Here is when the interesting part begins. In this section we finally come to the part where we calculate the probabilities after 8 openings. If the interest is here, I will expand this section with the formulas used for the calculations, but for now I will just postulate my results in the table below. When time is the more relevant question, how many boxes do I need to open to get Magneto? will get answered.
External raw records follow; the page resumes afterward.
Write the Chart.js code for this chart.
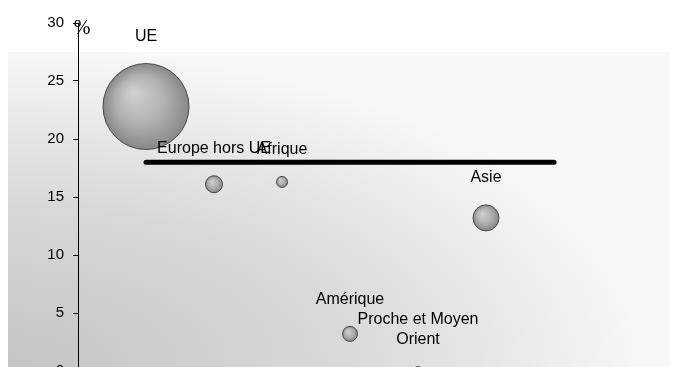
<!DOCTYPE html>
<html>
<head>
<meta charset="utf-8">
<script src="https://cdn.jsdelivr.net/npm/chart.js@4"></script>
<style>
  html, body { margin: 0; padding: 0; overflow: hidden; background: #fff; }
  #wrap { width: 682px; height: 390px; }
</style>
</head>
<body>
<div id="wrap"><canvas id="chart" width="682" height="390"></canvas></div>
<script>
// régions, position sur l'axe, part en %, taille de bulle
const regions = ['UE', 'Europe hors UE', 'Afrique', 'Amérique', 'Proche et Moyen\nOrient', 'Asie'];
const rang = [1, 2, 3, 4, 5, 6];
const parts = [22.8, 16.1, 16.3, 3.2, 0, 13.2];
const tailles = [43, 8.5, 5.5, 7.5, 4.5, 13];

const moyenne = 18;
const moyenneDebut = 1;
const moyenneFin = 7;

const yTicks = [0, 5, 10, 15, 20, 25, 30];

const bulles = regions.map((nom, i) => ({ x: rang[i], y: parts[i], r: tailles[i], nom: nom }));

function sphere(context) {
  const chart = context.chart;
  const raw = context.raw;
  if (!raw || !chart.scales.x) return '#aaa';
  const px = chart.scales.x.getPixelForValue(raw.x);
  const py = chart.scales.y.getPixelForValue(raw.y);
  if (!isFinite(px) || !isFinite(py)) return '#aaa';
  const r = raw.r;
  const g = chart.ctx.createRadialGradient(px - r * 0.3, py - r * 0.35, 0, px, py, r);
  g.addColorStop(0, '#d2d2d2');
  g.addColorStop(0.55, '#b2b2b2');
  g.addColorStop(1, '#888888');
  return g;
}

const fond = {
  id: 'fond',
  beforeDraw(chart) {
    const c = chart.ctx;
    const x0 = 8, y0 = 52, x1 = 670, y1 = chart.height;
    c.save();
    c.beginPath();
    c.rect(x0, y0, x1 - x0, y1 - y0);
    c.clip();
    c.fillStyle = '#f8f8f8';
    c.fillRect(x0, y0, x1 - x0, y1 - y0);
    c.translate(x0, 367);
    c.scale(650 / 320, 1);
    const g = c.createRadialGradient(0, 0, 0, 0, 0, 320);
    g.addColorStop(0, '#c4c4c4');
    g.addColorStop(0.5, '#d8d8d8');
    g.addColorStop(0.7, '#e4e4e4');
    g.addColorStop(1, '#f8f8f8');
    c.fillStyle = g;
    c.fillRect(-10, -400, 400, 420);
    c.restore();
  }
};

const etiquettes = {
  id: 'etiquettes',
  afterDatasetsDraw(chart) {
    const c = chart.ctx;
    const meta = chart.getDatasetMeta(0);
    c.save();
    c.font = '16px "Liberation Sans", Arial, sans-serif';
    c.fillStyle = '#000';
    c.textAlign = 'center';
    c.textBaseline = 'middle';
    meta.data.forEach((pt, i) => {
      const lignes = bulles[i].nom.split('\n');
      const bas = pt.y - bulles[i].r - 27;
      lignes.forEach((l, k) => {
        c.fillText(l, pt.x, bas - (lignes.length - 1 - k) * 20);
      });
    });
    c.font = '20px "Liberation Serif", "Times New Roman", serif';
    c.fillText('%', chart.chartArea.left + 4, 29);
    c.restore();
  }
};

const data = {
  datasets: [{
    type: 'bubble',
    label: 'régions',
    data: bulles,
    backgroundColor: sphere,
    borderColor: '#4a4a4a',
    borderWidth: 1,
    clip: false,
    order: 2
  }, {
    type: 'line',
    label: 'moyenne',
    data: [{ x: moyenneDebut, y: moyenne }, { x: moyenneFin, y: moyenne }],
    borderColor: '#000',
    borderWidth: 5,
    borderCapStyle: 'round',
    pointRadius: 0,
    fill: false,
    clip: false,
    order: 1
  }]
};

const options = {
  responsive: false,
  animation: false,
  events: [],
  layout: { autoPadding: false, padding: { top: 23, bottom: 19, right: 60, left: 0 } },
  plugins: {
    legend: { display: false },
    tooltip: { enabled: false },
    title: { display: false }
  },
  scales: {
    x: {
      type: 'linear',
      min: 0,
      max: 8,
      display: false
    },
    y: {
      type: 'linear',
      min: 0,
      max: 30,
      afterFit(scale) { scale.width = 78; },
      afterBuildTicks(scale) { scale.ticks = yTicks.map(v => ({ value: v })); },
      ticks: {
        color: '#000',
        padding: 9,
        font: { family: '"Liberation Sans", Arial, sans-serif', size: 15 }
      },
      grid: {
        drawOnChartArea: false,
        drawTicks: true,
        tickLength: 5,
        color: '#000'
      },
      border: { display: true, color: '#000', width: 1 }
    }
  }
};

const config = {
  type: 'bubble',
  data: data,
  options: options,
  plugins: [fond, etiquettes]
};

const ctx = document.getElementById('chart');
var myChart = new Chart(ctx, config);
</script>
</body>
</html>
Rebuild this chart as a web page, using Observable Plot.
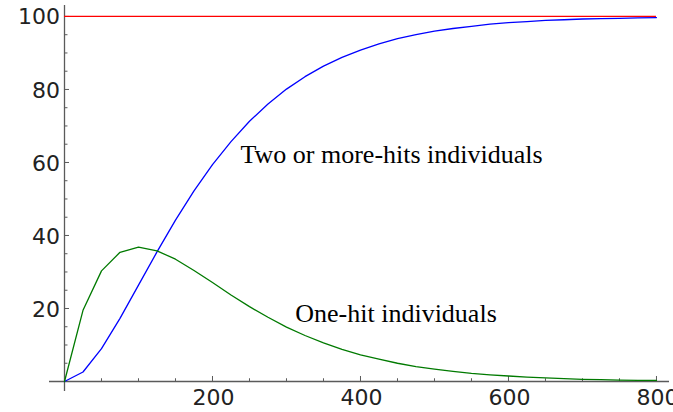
<!DOCTYPE html>
<html><head><meta charset="utf-8">
<script src="https://cdn.jsdelivr.net/npm/d3@7"></script>
<script src="https://cdn.jsdelivr.net/npm/@observablehq/plot@0.6"></script>
<style>
html,body{margin:0;padding:0;background:#fff;overflow:hidden}
g[aria-label="tick-labels"] text{letter-spacing:2px}
</style>
</head><body><div id="chart"></div>
<script>
const dose = [0,25,50,75,100,125,150,175,200,225,250,275,300,325,350,375,400,425,450,475,500,525,550,575,600,625,650,675,700,725,750,775,800];
const oneHit = [0,19.5,30.3,35.4,36.8,35.8,33.5,30.4,27.1,23.7,20.5,17.6,14.9,12.6,10.6,8.8,7.3,6.1,5.0,4.1,3.4,2.8,2.2,1.8,1.5,1.2,1.0,0.8,0.6,0.5,0.4,0.3,0.3];
const twoOrMoreHits = [0,2.6,9.0,17.3,26.4,35.5,44.2,52.2,59.4,65.7,71.3,76.0,80.1,83.5,86.4,88.8,90.8,92.5,93.9,95.0,96.0,96.7,97.3,97.9,98.3,98.6,98.9,99.1,99.3,99.4,99.5,99.6,99.7];
const totalLevel = 100;
const xMajorTicks = [200,400,600,800];
const xMinorTicks = [50,100,150,250,300,350,450,500,550,650,700,750];
const yMajorTicks = [20,40,60,80,100];
const yMinorTicks = [5,10,15,25,30,35,45,50,55,65,70,75,85,90,95];
const annotations = ["Two or more-hits individuals","One-hit individuals"];
const annotationX = [442,448];
const annotationY = [62.2,18.6];

const rows = dose.map((d,i)=>({dose:d, one:oneHit[i], two:twoOrMoreHits[i]}));
const axisColor = "#5a5a5a";
const xDom = [-20.27, 817.6];
const yDom = [-2.74, 103];

const chart = Plot.plot({
  width: 673, height: 412,
  marginLeft: 49, marginRight: 4, marginTop: 5, marginBottom: 21,
  x: {domain: xDom, axis: null},
  y: {domain: yDom, axis: null},
  marks: [
    Plot.ruleY([0], {x1: xDom[0], x2: xDom[1], stroke: axisColor, strokeWidth: 1.3}),
    Plot.ruleX([0], {y1: yDom[0], y2: yDom[1], stroke: axisColor, strokeWidth: 1.3}),
    Plot.ruleX(xMajorTicks, {x: d=>d, y1: 0, y2: 1.37, stroke: axisColor}),
    Plot.ruleX(xMinorTicks, {x: d=>d, y1: 0, y2: 0.75, stroke: axisColor}),
    Plot.ruleY(yMajorTicks, {y: d=>d, x1: 0, x2: 6.76, stroke: axisColor}),
    Plot.ruleY(yMinorTicks, {y: d=>d, x1: 0, x2: 4.7, stroke: axisColor}),
    Plot.text(xMajorTicks, {x: d=>d, y: 0, dy: 16, dx: 1, text: d=>String(d), fontFamily: "DejaVu Sans", fontSize: 22, fill: "#222", ariaLabel: "tick-labels"}),
    Plot.text(yMajorTicks, {x: 0, y: d=>d, dy: 1, dx: -4.5, textAnchor: "end", text: d=>String(d), fontFamily: "DejaVu Sans", fontSize: 22, fill: "#222", ariaLabel: "tick-labels"}),
    Plot.line(rows, {x: "dose", y: "two", stroke: "#0000ff", strokeWidth: 1.3}),
    Plot.line(rows, {x: "dose", y: "one", stroke: "#007a00", strokeWidth: 1.3}),
    Plot.ruleY([totalLevel], {x1: dose[0], x2: dose[dose.length-1], stroke: "#ff0000", strokeWidth: 1.3}),
    Plot.text(annotations, {x: (d,i)=>annotationX[i], y: (d,i)=>annotationY[i], text: d=>d, fontFamily: "Liberation Serif", fontSize: 26, fill: "#000"})
  ]
});
document.getElementById("chart").appendChild(chart);
</script>
</body></html>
Number of covers after 8 openings Probability
1 0.00 %
2 0.04 %
3 1.93 %
4 17.03 %
5 42.06 %
6 31.96 %
7 6.73 %
8 0.24 %

So it is actually more difficult to get Magneto after only 8 tries than it is to win a PvP hero. That is if we assume that every player has the same conditions in PvP which is obviously very incorrect. Jokes aside as you can see a little more than every third player gets at least 6 covers after the first 8 openings and more than 80 % get at least 5 covers. So the conclusion is that you should not expect to get Magneto after you have opened your first 80 boxes. And remember: when you have 7 covers, no matter how many boxes you have opened, there will always be 12.5 % chance to get the final one each time you open another set of ten boxes!